Would you transcribe the whole listing exactly, minus its pictures?

** STORED DATA **

________________

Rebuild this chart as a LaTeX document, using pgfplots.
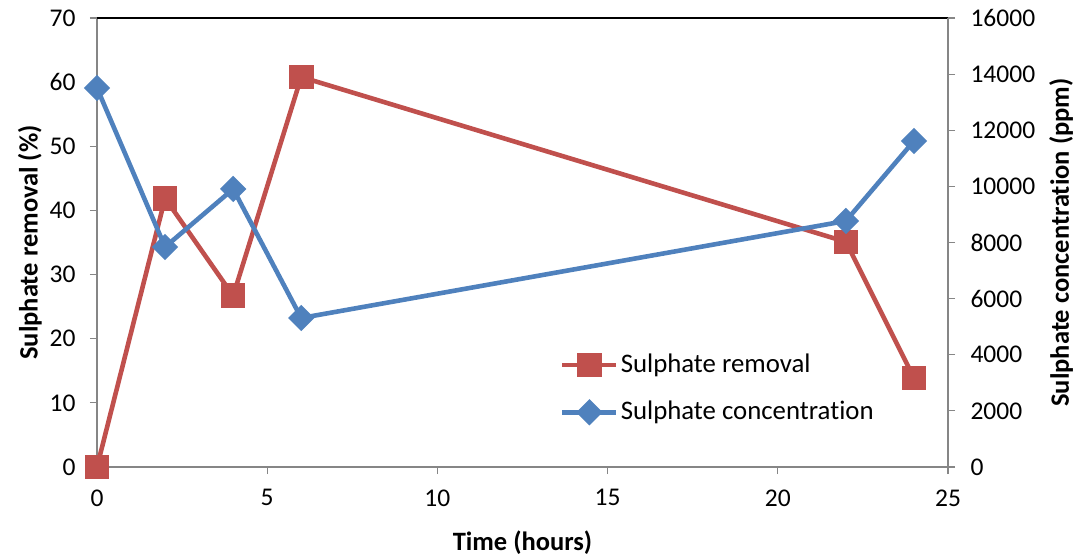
\documentclass[border=0pt]{standalone}
\usepackage{fontspec}
\setmainfont{Carlito}[Ligatures=NoCommon]
\usepackage{pgfplots}
\pgfplotsset{compat=1.18}
\definecolor{cred}{HTML}{C0504D}
\definecolor{cblue}{HTML}{4F81BD}
\definecolor{axgray}{RGB}{134,134,134}
\begin{document}
\fontsize{25}{30}\selectfont
\begin{tikzpicture}
\pgfplotsset{every axis/.append style={scale only axis, width=851pt, height=449pt,
  xmin=0, xmax=25, font=\fontsize{25.5}{30}\selectfont,
  /pgf/number format/assume math mode=true,
  tick align=outside, major tick length=7pt,
  tick style={axgray, line width=1.2pt},
  axis line style={axgray, line width=1.5pt},
  clip=false}}
\begin{axis}[axis x line*=bottom, axis y line*=left,
  ymin=0, ymax=70, ytick={0,10,...,70}, xtick={0,5,...,25},
  xticklabel style={yshift=-7pt},
  yticklabel style={xshift=-6pt},
  xlabel={\textbf{Time (hours)}}, ylabel={\textbf{Sulphate removal (\%)}},
  every axis y label/.style={at={(axis description cs:-0.079,0.5)}, rotate=90, anchor=center, font=\fontsize{26.5}{30}\selectfont},
  every axis x label/.style={at={(axis description cs:0.5,-0.169)}, anchor=center, font=\fontsize{26.5}{30}\selectfont},
  ]
\draw[black, line width=1.2pt] (rel axis cs:0,1) -- (rel axis cs:1,1);
\coordinate (sw) at (rel axis cs:0,0);
\addplot[cred, line width=4.6pt, mark=square*, mark size=10pt] coordinates {
(0,0) (2,41.9) (4,26.7) (6,60.8) (22,35.1) (24,13.9)};
\end{axis}
\begin{axis}[axis x line=none, axis y line*=right,
  ymin=0, ymax=16000, ytick={0,2000,...,16000}, scaled y ticks=false,
  yticklabel style={/pgf/number format/fixed, /pgf/number format/1000 sep={}, xshift=7pt},
  ylabel={\textbf{Sulphate concentration (ppm)}},
  every axis y label/.style={at={(axis description cs:1.133,0.5)}, rotate=90, anchor=center, font=\fontsize{26.5}{30}\selectfont},
  legend style={at={(axis description cs:0.544,0.257)}, anchor=north west, draw=none, fill=none,
    font=\fontsize{26.8}{30}\selectfont, row sep=21pt, inner sep=0pt},
  legend cell align=left,
  legend image code/.code={\draw[mark repeat=2,mark phase=2,#1] plot coordinates {(0pt,0pt) (27pt,0pt) (54pt,0pt)};},
  ]
\addlegendimage{cred, line width=4.6pt, mark=square*, mark size=10pt}
\addlegendentry{Sulphate removal}
\addplot[cblue, line width=4.6pt, mark=square*, mark size=7pt, mark options={rotate=45}] coordinates {
(0,13506) (2,7840) (4,9907) (6,5310) (22,8767) (24,11618)};
\addlegendentry{Sulphate concentration}
\end{axis}
\pgfresetboundingbox
\path (sw) ++(-97pt,-91pt) rectangle ++(1077pt,558pt);
\end{tikzpicture}
\end{document}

________________

** FULL OUTPUT **
Rebuild this chart as a LaTeX document, using pgfplots.
\documentclass[border=0pt]{standalone}
\usepackage{fontspec}
\setmainfont{Carlito}[Ligatures=NoCommon]
\usepackage{pgfplots}
\pgfplotsset{compat=1.18}
\definecolor{cred}{HTML}{C0504D}
\definecolor{cblue}{HTML}{4F81BD}
\definecolor{axgray}{RGB}{134,134,134}
\begin{document}
\fontsize{25}{30}\selectfont
\begin{tikzpicture}
\pgfplotsset{every axis/.append style={scale only axis, width=851pt, height=449pt,
  xmin=0, xmax=25, font=\fontsize{25.5}{30}\selectfont,
  /pgf/number format/assume math mode=true,
  tick align=outside, major tick length=7pt,
  tick style={axgray, line width=1.2pt},
  axis line style={axgray, line width=1.5pt},
  clip=false}}
\begin{axis}[axis x line*=bottom, axis y line*=left,
  ymin=0, ymax=70, ytick={0,10,...,70}, xtick={0,5,...,25},
  xticklabel style={yshift=-7pt},
  yticklabel style={xshift=-6pt},
  xlabel={\textbf{Time (hours)}}, ylabel={\textbf{Sulphate removal (\%)}},
  every axis y label/.style={at={(axis description cs:-0.079,0.5)}, rotate=90, anchor=center, font=\fontsize{26.5}{30}\selectfont},
  every axis x label/.style={at={(axis description cs:0.5,-0.169)}, anchor=center, font=\fontsize{26.5}{30}\selectfont},
  ]
\draw[black, line width=1.2pt] (rel axis cs:0,1) -- (rel axis cs:1,1);
\coordinate (sw) at (rel axis cs:0,0);
\addplot[cred, line width=4.6pt, mark=square*, mark size=10pt] coordinates {
(0,0) (2,41.9) (4,26.7) (6,60.8) (22,35.1) (24,13.9)};
\end{axis}
\begin{axis}[axis x line=none, axis y line*=right,
  ymin=0, ymax=16000, ytick={0,2000,...,16000}, scaled y ticks=false,
  yticklabel style={/pgf/number format/fixed, /pgf/number format/1000 sep={}, xshift=7pt},
  ylabel={\textbf{Sulphate concentration (ppm)}},
  every axis y label/.style={at={(axis description cs:1.133,0.5)}, rotate=90, anchor=center, font=\fontsize{26.5}{30}\selectfont},
  legend style={at={(axis description cs:0.544,0.257)}, anchor=north west, draw=none, fill=none,
    font=\fontsize{26.8}{30}\selectfont, row sep=21pt, inner sep=0pt},
  legend cell align=left,
  legend image code/.code={\draw[mark repeat=2,mark phase=2,#1] plot coordinates {(0pt,0pt) (27pt,0pt) (54pt,0pt)};},
  ]
\addlegendimage{cred, line width=4.6pt, mark=square*, mark size=10pt}
\addlegendentry{Sulphate removal}
\addplot[cblue, line width=4.6pt, mark=square*, mark size=7pt, mark options={rotate=45}] coordinates {
(0,13506) (2,7840) (4,9907) (6,5310) (22,8767) (24,11618)};
\addlegendentry{Sulphate concentration}
\end{axis}
\pgfresetboundingbox
\path (sw) ++(-97pt,-91pt) rectangle ++(1077pt,558pt);
\end{tikzpicture}
\end{document}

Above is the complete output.